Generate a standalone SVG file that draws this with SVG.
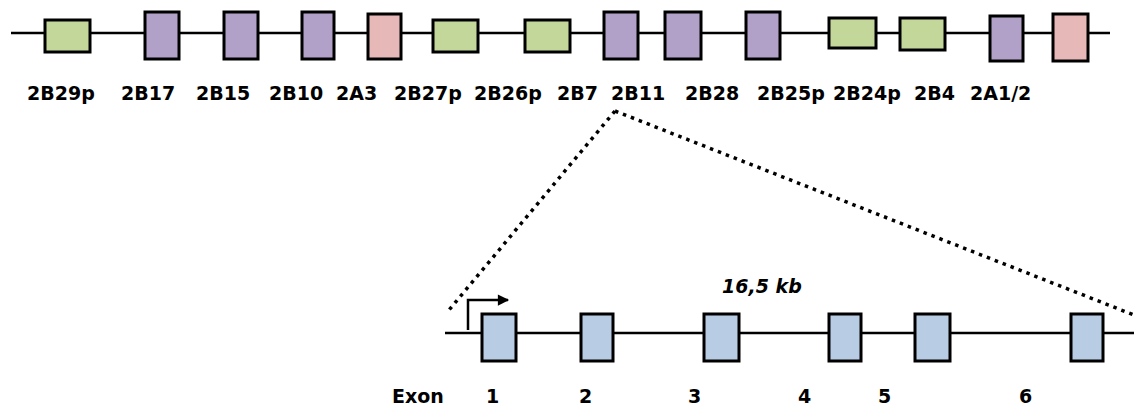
<svg xmlns="http://www.w3.org/2000/svg" width="1134" height="408" viewBox="0 0 1134 408">
<style>
.box{stroke:#000;stroke-width:3}
.g{fill:#C4D79B}.p{fill:#B1A0C7}.r{fill:#E6B8B7}.b{fill:#B8CCE4}
.ln{stroke:#000;stroke-width:2.5;fill:none}
.dot{stroke:#000;stroke-width:3.5;fill:none;stroke-dasharray:3.5 5}
text{font-family:"DejaVu Sans","Verdana",sans-serif;font-weight:bold;font-size:19px;fill:#000}
</style>
<defs>
<marker id="ah" viewBox="0 0 10 10" refX="9" refY="5" markerWidth="5.5" markerHeight="4.5" orient="auto" markerUnits="strokeWidth">
<path d="M0,0 L10,5 L0,10 Z" fill="#000"/>
</marker>
</defs>
<g id="connectors">
<line class="ln" x1="11" y1="33" x2="1110" y2="33"/>
<line class="ln" x1="445" y1="333" x2="1134" y2="333"/>
<polyline class="ln" points="468,330 468,300 508,300" marker-end="url(#ah)"/>
<line class="dot" x1="615" y1="111" x2="449" y2="310"/>
<line class="dot" x1="615" y1="111" x2="1134" y2="315"/>
</g>
<g id="n2B29p"><rect class="box g" x="45" y="20" width="45" height="32"/><text x="27" y="100">2B29p</text></g>
<g id="n2B17"><rect class="box p" x="145" y="12" width="34" height="47"/><text x="121" y="100">2B17</text></g>
<g id="n2B15"><rect class="box p" x="224" y="12" width="34" height="47"/><text x="196" y="100">2B15</text></g>
<g id="n2B10"><rect class="box p" x="302" y="12" width="32" height="47"/><text x="269" y="100">2B10</text></g>
<g id="n2A3"><rect class="box r" x="368" y="14" width="33" height="45"/><text x="336" y="100">2A3</text></g>
<g id="n2B27p"><rect class="box g" x="433" y="20" width="45" height="32"/><text x="394" y="100">2B27p</text></g>
<g id="n2B26p"><rect class="box g" x="525" y="20" width="45" height="32"/><text x="474" y="100">2B26p</text></g>
<g id="n2B7"><rect class="box p" x="604" y="12" width="34" height="47"/><text x="557" y="100">2B7</text></g>
<g id="n2B11"><rect class="box p" x="665" y="12" width="36" height="47"/><text x="611" y="100">2B11</text></g>
<g id="n2B28"><rect class="box p" x="746" y="12" width="34" height="47"/><text x="685" y="100">2B28</text></g>
<g id="n2B25p"><rect class="box g" x="829" y="18" width="47" height="30"/><text x="757" y="100">2B25p</text></g>
<g id="n2B24p"><rect class="box g" x="900" y="18" width="45" height="32"/><text x="833" y="100">2B24p</text></g>
<g id="n2B4"><rect class="box p" x="990" y="16" width="33" height="45"/><text x="914" y="100">2B4</text></g>
<g id="n2A12"><rect class="box r" x="1053" y="14" width="35" height="47"/><text x="970" y="100">2A1/2</text></g>
<g id="kb"><text x="722" y="293" font-style="italic">16,5 kb</text></g>
<g id="exonlabel"><text x="392" y="403">Exon</text></g>
<g id="exon1"><rect class="box b" x="482" y="314" width="34" height="47"/><text x="486" y="403">1</text></g>
<g id="exon2"><rect class="box b" x="581" y="314" width="32" height="47"/><text x="579" y="403">2</text></g>
<g id="exon3"><rect class="box b" x="704" y="314" width="35" height="47"/><text x="688" y="403">3</text></g>
<g id="exon4"><rect class="box b" x="829" y="314" width="32" height="47"/><text x="798" y="403">4</text></g>
<g id="exon5"><rect class="box b" x="915" y="314" width="35" height="47"/><text x="878" y="403">5</text></g>
<g id="exon6"><rect class="box b" x="1071" y="314" width="32" height="47"/><text x="1019" y="403">6</text></g>
</svg>
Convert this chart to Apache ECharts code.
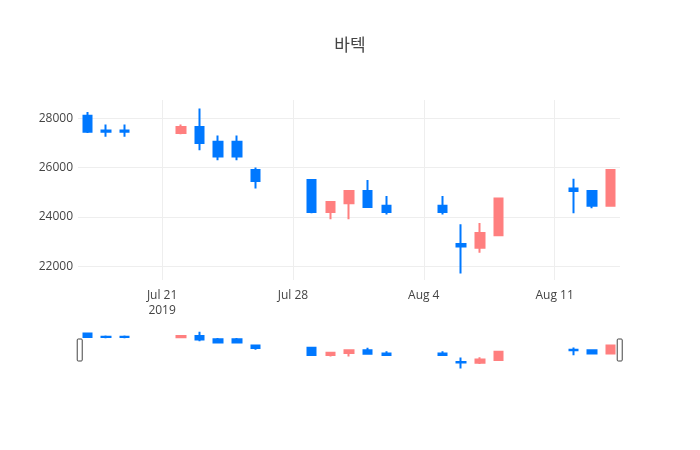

****************************************

Return all of the data exactly as written, and drop the pictures.

> _OUTPUT BELOW_:
Generate a standalone SVG file that draws this with SVG.
<svg xmlns="http://www.w3.org/2000/svg" width="1134" height="408" viewBox="0 0 1134 408">
<style>
.box{stroke:#000;stroke-width:3}
.g{fill:#C4D79B}.p{fill:#B1A0C7}.r{fill:#E6B8B7}.b{fill:#B8CCE4}
.ln{stroke:#000;stroke-width:2.5;fill:none}
.dot{stroke:#000;stroke-width:3.5;fill:none;stroke-dasharray:3.5 5}
text{font-family:"DejaVu Sans","Verdana",sans-serif;font-weight:bold;font-size:19px;fill:#000}
</style>
<defs>
<marker id="ah" viewBox="0 0 10 10" refX="9" refY="5" markerWidth="5.5" markerHeight="4.5" orient="auto" markerUnits="strokeWidth">
<path d="M0,0 L10,5 L0,10 Z" fill="#000"/>
</marker>
</defs>
<g id="connectors">
<line class="ln" x1="11" y1="33" x2="1110" y2="33"/>
<line class="ln" x1="445" y1="333" x2="1134" y2="333"/>
<polyline class="ln" points="468,330 468,300 508,300" marker-end="url(#ah)"/>
<line class="dot" x1="615" y1="111" x2="449" y2="310"/>
<line class="dot" x1="615" y1="111" x2="1134" y2="315"/>
</g>
<g id="n2B29p"><rect class="box g" x="45" y="20" width="45" height="32"/><text x="27" y="100">2B29p</text></g>
<g id="n2B17"><rect class="box p" x="145" y="12" width="34" height="47"/><text x="121" y="100">2B17</text></g>
<g id="n2B15"><rect class="box p" x="224" y="12" width="34" height="47"/><text x="196" y="100">2B15</text></g>
<g id="n2B10"><rect class="box p" x="302" y="12" width="32" height="47"/><text x="269" y="100">2B10</text></g>
<g id="n2A3"><rect class="box r" x="368" y="14" width="33" height="45"/><text x="336" y="100">2A3</text></g>
<g id="n2B27p"><rect class="box g" x="433" y="20" width="45" height="32"/><text x="394" y="100">2B27p</text></g>
<g id="n2B26p"><rect class="box g" x="525" y="20" width="45" height="32"/><text x="474" y="100">2B26p</text></g>
<g id="n2B7"><rect class="box p" x="604" y="12" width="34" height="47"/><text x="557" y="100">2B7</text></g>
<g id="n2B11"><rect class="box p" x="665" y="12" width="36" height="47"/><text x="611" y="100">2B11</text></g>
<g id="n2B28"><rect class="box p" x="746" y="12" width="34" height="47"/><text x="685" y="100">2B28</text></g>
<g id="n2B25p"><rect class="box g" x="829" y="18" width="47" height="30"/><text x="757" y="100">2B25p</text></g>
<g id="n2B24p"><rect class="box g" x="900" y="18" width="45" height="32"/><text x="833" y="100">2B24p</text></g>
<g id="n2B4"><rect class="box p" x="990" y="16" width="33" height="45"/><text x="914" y="100">2B4</text></g>
<g id="n2A12"><rect class="box r" x="1053" y="14" width="35" height="47"/><text x="970" y="100">2A1/2</text></g>
<g id="kb"><text x="722" y="293" font-style="italic">16,5 kb</text></g>
<g id="exonlabel"><text x="392" y="403">Exon</text></g>
<g id="exon1"><rect class="box b" x="482" y="314" width="34" height="47"/><text x="486" y="403">1</text></g>
<g id="exon2"><rect class="box b" x="581" y="314" width="32" height="47"/><text x="579" y="403">2</text></g>
<g id="exon3"><rect class="box b" x="704" y="314" width="35" height="47"/><text x="688" y="403">3</text></g>
<g id="exon4"><rect class="box b" x="829" y="314" width="32" height="47"/><text x="798" y="403">4</text></g>
<g id="exon5"><rect class="box b" x="915" y="314" width="35" height="47"/><text x="878" y="403">5</text></g>
<g id="exon6"><rect class="box b" x="1071" y="314" width="32" height="47"/><text x="1019" y="403">6</text></g>
</svg>
Convert this chart to Apache ECharts code.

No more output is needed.